Globally, companies spend millions on formal Leadership Development initiatives to try and fast track and invest in their leadership pipeline. A typical Harvard Business School Executive Leadership Development Program can easily cost in excess of $40 000, with local programs being a bit more affordable, ranging from R60 000 for short courses to an excess of R300 000 for executive focused programmes.
Irrespective of the type of programme, they all have a common goal in mind: to develop the next set of leaders inside our organisations. However, we sometimes miss the mark by not delivering a good balance between targeted outcomes compared to the amount of time, effort and money put in.
In other words we are not getting the needed bang for our buck. But there are some common mistakes we make when starting these initiatives:
1) Failing to properly define expected ROI metrics and later benchmarking against them.
2) Failing to select the correct programme, course or service provider that fits the current needs, goals and culture of the organisation.
3) Not selecting the right attendees.
As we all know, there are no shortcuts to developing our staff, be it technical development or leadership development. What we need is a well thought through approach that will help us navigate the dynamic world of business.
Time, effort, commitment and follow through:
Form a managerial level, we need to spend time and effort to take stock of what our organisational needs are. For example, do we prioritise technical skills over leadership skills? Do we get an external service provider to present new content or, do we develop our own?
We need to commit to our training and development initiatives as part of a continual learning process. We do this by actively managing expectations and actual outcomes.
Finally, we need follow through. We need to measure, assess and be able to illustrate the true impact the program has had, not only on the organisation as a whole, but specifically on the individual. That is ultimately our goal, improving the individual.
To help you structure your skills, and leadership development programmes it is worth thinking of it in terms of a hierarchy of needs. Different groups of employees have different needs, at different times of their careers, where each layer supports and builds up to the next layer.

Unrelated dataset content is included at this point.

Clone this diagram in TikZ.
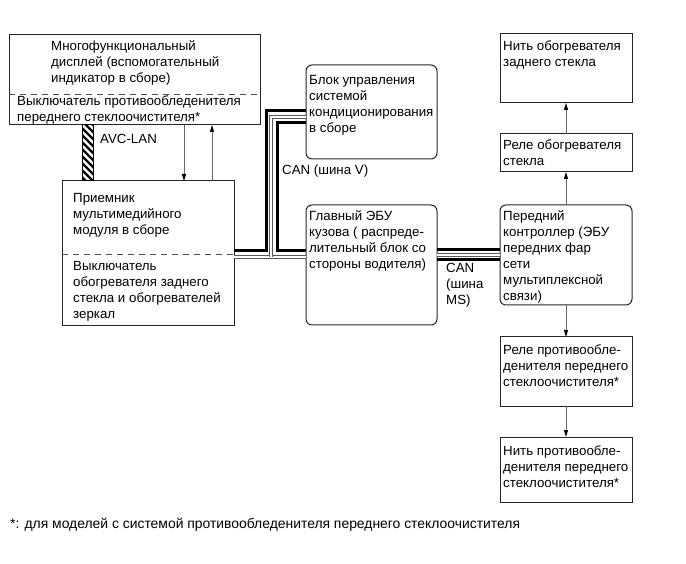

A typical hierarchy of needs triangle can illustrate how you could structure some of your initiatives to achieve maximum impact. Each level targets a specific need or group in the business, and will be tailored accordingly.
1. Culture and Values: As a starting point the cultural elements as well as the core values of the organisation needs to be defined, communicated and regularly reinforced. One of the many functions of this layer is to set and communicate your commitment to caring for and growing your staff. Initiatives in this layer can be broader in focus and can be targeted to larger groups within the organisation.
2. The Core Technical Competencies layer focusses on equipping your staff with the needed skills and knowledge to be able to effectively perform their duties. In other words, your staff needs to have the ability to perform per the expected standard of excellence. Training programs that fall into this layer, should have a direct impact on the daily operations of the business.
3.The Technical Specialities layer focusses on the specialist skillsets that will help drive your business forward, ensuring that:
It remains relevant in the market place in terms of technical capability (such as technology changes, competition, client demands).
It can take on new opportunities that arise over time as result of a changing market conditions (such as emerging technologies, new markets).
It can differentiate itself from its competitors (via niche or specialist skills)
4. New Leadership Development focusses on developing new leaders and helping them transition from technical experts into leaders in your organisation. This is especially difficult to achieve, especially in strong technical environments where a lot of value and status is assigned to your technical and specialist ability as an individual. What is important to note, and incorporate, into initiatives for this layer is the differentiation between technical ability and leadership ability as distinct disciplines.
Initiatives in this layer are less broad, and some specialisation needs to be done by identifying sub groups, such as inexperienced leaders vs experienced leaders.
5. Targeted Leadership Development needs to ensure that you nurture and grow your key leaders in the organisation. What needs to be recognised is that just as you would mentor your staff on technical competencies, leaders need specific leadership focused mentorship in order to develop their leadership ability further.
Research has shown that people who have been mentored by multiple mentors, have shown greater levels success than those who have only been mentored by a single mentor.
Initiatives in this layer needs to be focused on the individual and tailored to their specific needs and situation. If they are group based, the groups must be smaller and individuals needs to be grouped according to their leadership development needs.
Ultimately, the outcomes and impact of training and development initiatives needs to be measurable and illustratable to be able to assess the value of the amount of time, effort and money put in. But similarly, the appropriate selection and ‘fit’ of employees to each training course is important. You need to ensure that the initiative will cater to the needs of the specific group or person, and that the expected outcomes will match your goals for the organisation.
By applying our minds and defining a structured approach to how we implement our training leadership development initiatives we can start the journey of not only caring for, and growing our staff more effectively, but also delivering true value to the organisation without blowing the budget.